What you are asked to do:
Work out how many lines hold the string "this". The answer is a single number, nothing more.

Extracted entries:
-- START --

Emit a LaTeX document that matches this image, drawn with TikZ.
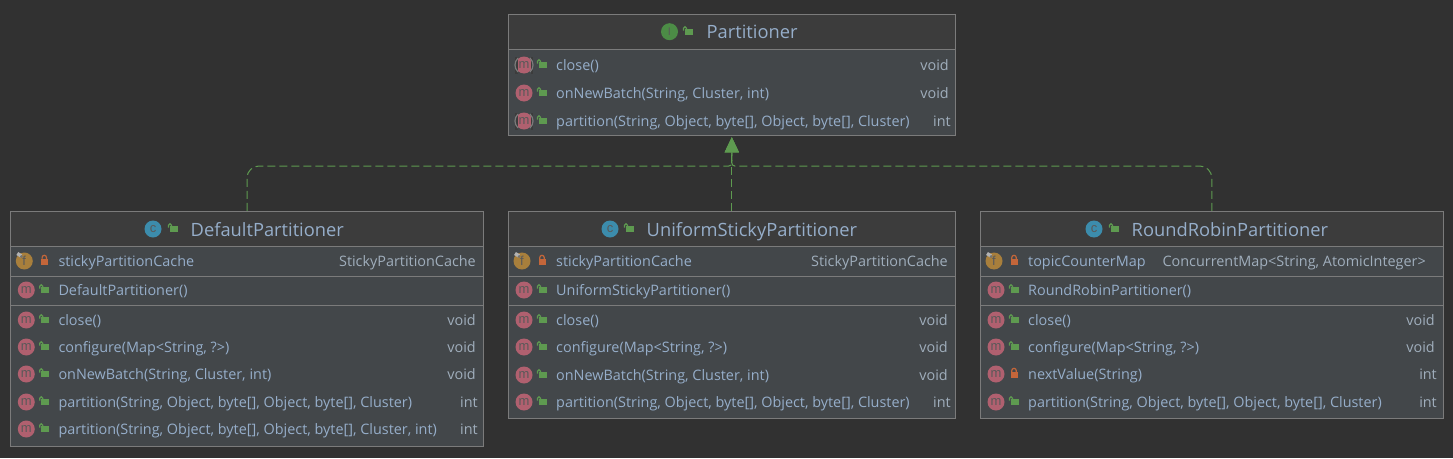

-- END --
-- START --

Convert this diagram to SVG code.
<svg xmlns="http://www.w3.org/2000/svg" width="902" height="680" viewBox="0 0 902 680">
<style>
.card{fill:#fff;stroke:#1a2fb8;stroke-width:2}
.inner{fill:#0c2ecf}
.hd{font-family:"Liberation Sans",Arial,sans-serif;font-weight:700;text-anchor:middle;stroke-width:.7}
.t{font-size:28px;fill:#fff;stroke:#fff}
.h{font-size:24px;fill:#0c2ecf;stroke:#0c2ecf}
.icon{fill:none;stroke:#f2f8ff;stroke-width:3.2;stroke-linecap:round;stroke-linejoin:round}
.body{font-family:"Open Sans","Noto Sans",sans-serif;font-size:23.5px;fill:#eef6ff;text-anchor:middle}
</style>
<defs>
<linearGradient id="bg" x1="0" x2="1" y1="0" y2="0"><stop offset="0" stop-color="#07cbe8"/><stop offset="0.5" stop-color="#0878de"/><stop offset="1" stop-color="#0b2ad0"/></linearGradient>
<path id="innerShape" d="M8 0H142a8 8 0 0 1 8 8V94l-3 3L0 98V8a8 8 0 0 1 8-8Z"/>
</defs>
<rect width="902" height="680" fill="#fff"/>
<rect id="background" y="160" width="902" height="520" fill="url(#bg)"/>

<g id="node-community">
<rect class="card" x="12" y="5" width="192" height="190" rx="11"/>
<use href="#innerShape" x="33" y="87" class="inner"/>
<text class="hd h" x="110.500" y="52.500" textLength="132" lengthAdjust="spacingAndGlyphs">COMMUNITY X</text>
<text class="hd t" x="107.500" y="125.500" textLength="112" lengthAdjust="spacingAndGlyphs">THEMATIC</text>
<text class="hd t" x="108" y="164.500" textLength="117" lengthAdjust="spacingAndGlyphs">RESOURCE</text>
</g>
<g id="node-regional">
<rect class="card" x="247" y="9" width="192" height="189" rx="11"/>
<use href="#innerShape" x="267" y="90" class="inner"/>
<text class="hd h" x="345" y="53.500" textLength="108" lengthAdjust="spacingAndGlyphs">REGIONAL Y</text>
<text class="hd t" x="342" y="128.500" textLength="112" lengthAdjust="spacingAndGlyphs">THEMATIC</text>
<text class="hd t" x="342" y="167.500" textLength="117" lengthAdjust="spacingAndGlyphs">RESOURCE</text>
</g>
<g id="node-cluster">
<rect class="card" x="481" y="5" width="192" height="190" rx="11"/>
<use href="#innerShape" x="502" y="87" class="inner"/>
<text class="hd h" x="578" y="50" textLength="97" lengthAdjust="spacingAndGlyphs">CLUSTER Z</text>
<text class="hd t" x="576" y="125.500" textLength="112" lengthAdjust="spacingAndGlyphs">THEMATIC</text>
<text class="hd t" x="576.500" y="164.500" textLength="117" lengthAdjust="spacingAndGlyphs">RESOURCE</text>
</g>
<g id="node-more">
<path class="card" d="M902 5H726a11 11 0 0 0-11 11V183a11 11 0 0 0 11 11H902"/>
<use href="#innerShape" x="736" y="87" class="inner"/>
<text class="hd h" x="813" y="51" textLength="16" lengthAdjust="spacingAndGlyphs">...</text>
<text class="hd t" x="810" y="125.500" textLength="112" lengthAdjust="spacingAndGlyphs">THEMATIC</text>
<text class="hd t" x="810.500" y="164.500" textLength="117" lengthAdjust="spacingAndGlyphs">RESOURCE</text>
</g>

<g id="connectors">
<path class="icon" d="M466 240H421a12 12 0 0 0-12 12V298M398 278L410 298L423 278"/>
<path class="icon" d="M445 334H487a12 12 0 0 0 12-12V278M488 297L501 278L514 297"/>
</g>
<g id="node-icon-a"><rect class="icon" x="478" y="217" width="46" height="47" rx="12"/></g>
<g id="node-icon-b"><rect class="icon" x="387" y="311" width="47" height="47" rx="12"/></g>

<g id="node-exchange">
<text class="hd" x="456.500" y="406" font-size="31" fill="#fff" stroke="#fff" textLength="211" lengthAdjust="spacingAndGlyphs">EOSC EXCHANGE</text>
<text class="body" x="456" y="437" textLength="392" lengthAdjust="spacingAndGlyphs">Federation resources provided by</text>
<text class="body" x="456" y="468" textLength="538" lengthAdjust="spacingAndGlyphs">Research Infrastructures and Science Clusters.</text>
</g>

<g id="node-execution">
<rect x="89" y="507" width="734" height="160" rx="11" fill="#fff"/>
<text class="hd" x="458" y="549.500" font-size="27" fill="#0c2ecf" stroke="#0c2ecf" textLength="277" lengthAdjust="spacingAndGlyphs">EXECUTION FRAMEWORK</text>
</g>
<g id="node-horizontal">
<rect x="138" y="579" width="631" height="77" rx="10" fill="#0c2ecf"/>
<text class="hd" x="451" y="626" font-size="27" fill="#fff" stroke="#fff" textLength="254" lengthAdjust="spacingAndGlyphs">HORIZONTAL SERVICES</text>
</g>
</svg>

-- END --
-- START --

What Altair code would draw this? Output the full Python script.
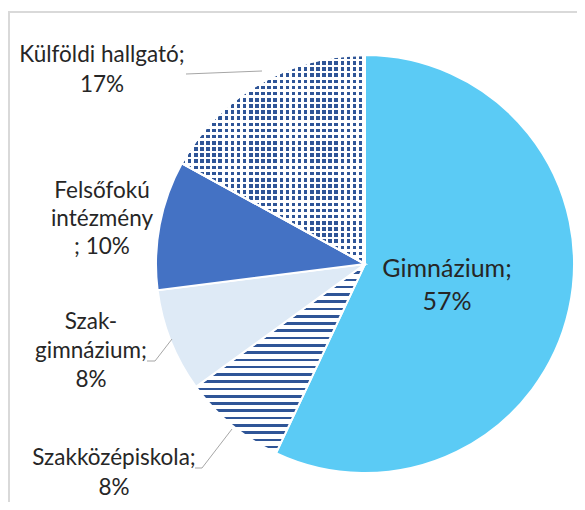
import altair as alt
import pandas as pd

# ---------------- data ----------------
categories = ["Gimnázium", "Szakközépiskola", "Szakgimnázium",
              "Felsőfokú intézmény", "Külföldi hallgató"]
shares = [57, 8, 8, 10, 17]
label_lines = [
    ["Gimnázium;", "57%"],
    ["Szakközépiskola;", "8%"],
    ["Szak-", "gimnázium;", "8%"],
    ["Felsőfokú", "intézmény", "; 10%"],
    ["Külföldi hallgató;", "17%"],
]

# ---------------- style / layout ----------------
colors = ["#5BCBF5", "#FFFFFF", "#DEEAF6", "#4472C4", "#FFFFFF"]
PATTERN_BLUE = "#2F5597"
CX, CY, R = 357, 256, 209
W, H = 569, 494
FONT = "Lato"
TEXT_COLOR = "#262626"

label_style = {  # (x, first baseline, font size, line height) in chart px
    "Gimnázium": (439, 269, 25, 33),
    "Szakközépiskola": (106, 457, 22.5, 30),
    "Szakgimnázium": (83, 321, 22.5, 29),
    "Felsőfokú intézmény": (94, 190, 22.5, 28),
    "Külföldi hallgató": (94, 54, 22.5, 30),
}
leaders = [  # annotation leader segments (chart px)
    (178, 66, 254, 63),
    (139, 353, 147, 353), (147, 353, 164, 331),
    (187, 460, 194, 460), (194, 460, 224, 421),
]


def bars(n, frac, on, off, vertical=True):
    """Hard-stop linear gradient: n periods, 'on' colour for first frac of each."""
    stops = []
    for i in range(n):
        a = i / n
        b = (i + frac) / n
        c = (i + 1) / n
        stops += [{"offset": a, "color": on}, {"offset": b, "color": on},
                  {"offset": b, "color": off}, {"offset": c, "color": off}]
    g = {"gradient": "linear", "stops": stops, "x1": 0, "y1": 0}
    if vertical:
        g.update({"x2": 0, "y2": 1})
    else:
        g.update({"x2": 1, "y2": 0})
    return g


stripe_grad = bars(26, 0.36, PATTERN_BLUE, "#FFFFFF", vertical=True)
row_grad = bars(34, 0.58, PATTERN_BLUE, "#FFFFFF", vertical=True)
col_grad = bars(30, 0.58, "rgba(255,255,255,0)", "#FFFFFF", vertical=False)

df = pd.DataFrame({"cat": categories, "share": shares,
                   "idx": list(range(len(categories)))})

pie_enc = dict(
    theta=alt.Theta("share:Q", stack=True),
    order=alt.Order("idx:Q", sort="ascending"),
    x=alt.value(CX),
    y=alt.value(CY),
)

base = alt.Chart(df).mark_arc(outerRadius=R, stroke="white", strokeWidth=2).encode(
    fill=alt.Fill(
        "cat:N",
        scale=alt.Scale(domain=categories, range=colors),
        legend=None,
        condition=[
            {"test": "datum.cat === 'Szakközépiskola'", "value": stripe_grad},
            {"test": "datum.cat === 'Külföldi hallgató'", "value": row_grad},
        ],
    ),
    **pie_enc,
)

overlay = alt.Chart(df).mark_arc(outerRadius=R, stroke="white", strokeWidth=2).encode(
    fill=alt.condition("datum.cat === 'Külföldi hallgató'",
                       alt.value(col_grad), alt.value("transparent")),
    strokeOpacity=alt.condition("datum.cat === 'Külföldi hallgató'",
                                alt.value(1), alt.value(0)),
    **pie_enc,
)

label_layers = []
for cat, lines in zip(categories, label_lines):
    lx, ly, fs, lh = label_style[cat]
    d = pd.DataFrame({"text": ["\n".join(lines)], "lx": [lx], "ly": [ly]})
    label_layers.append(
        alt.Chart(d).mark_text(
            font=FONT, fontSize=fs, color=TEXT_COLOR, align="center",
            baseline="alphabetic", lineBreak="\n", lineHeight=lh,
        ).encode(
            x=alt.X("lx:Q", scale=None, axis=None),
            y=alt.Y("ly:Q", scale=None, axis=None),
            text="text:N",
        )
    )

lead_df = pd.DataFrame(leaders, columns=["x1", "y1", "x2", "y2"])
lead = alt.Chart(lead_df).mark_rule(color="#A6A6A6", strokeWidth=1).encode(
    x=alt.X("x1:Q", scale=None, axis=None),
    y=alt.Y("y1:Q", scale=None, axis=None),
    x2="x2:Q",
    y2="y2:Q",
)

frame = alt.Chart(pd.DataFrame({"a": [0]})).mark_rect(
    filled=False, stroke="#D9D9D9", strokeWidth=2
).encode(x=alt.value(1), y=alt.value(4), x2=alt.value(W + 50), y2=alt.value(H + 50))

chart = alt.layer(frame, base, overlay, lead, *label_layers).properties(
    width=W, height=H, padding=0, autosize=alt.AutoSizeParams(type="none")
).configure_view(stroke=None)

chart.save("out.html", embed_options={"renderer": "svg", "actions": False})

-- END --

Completed task:
3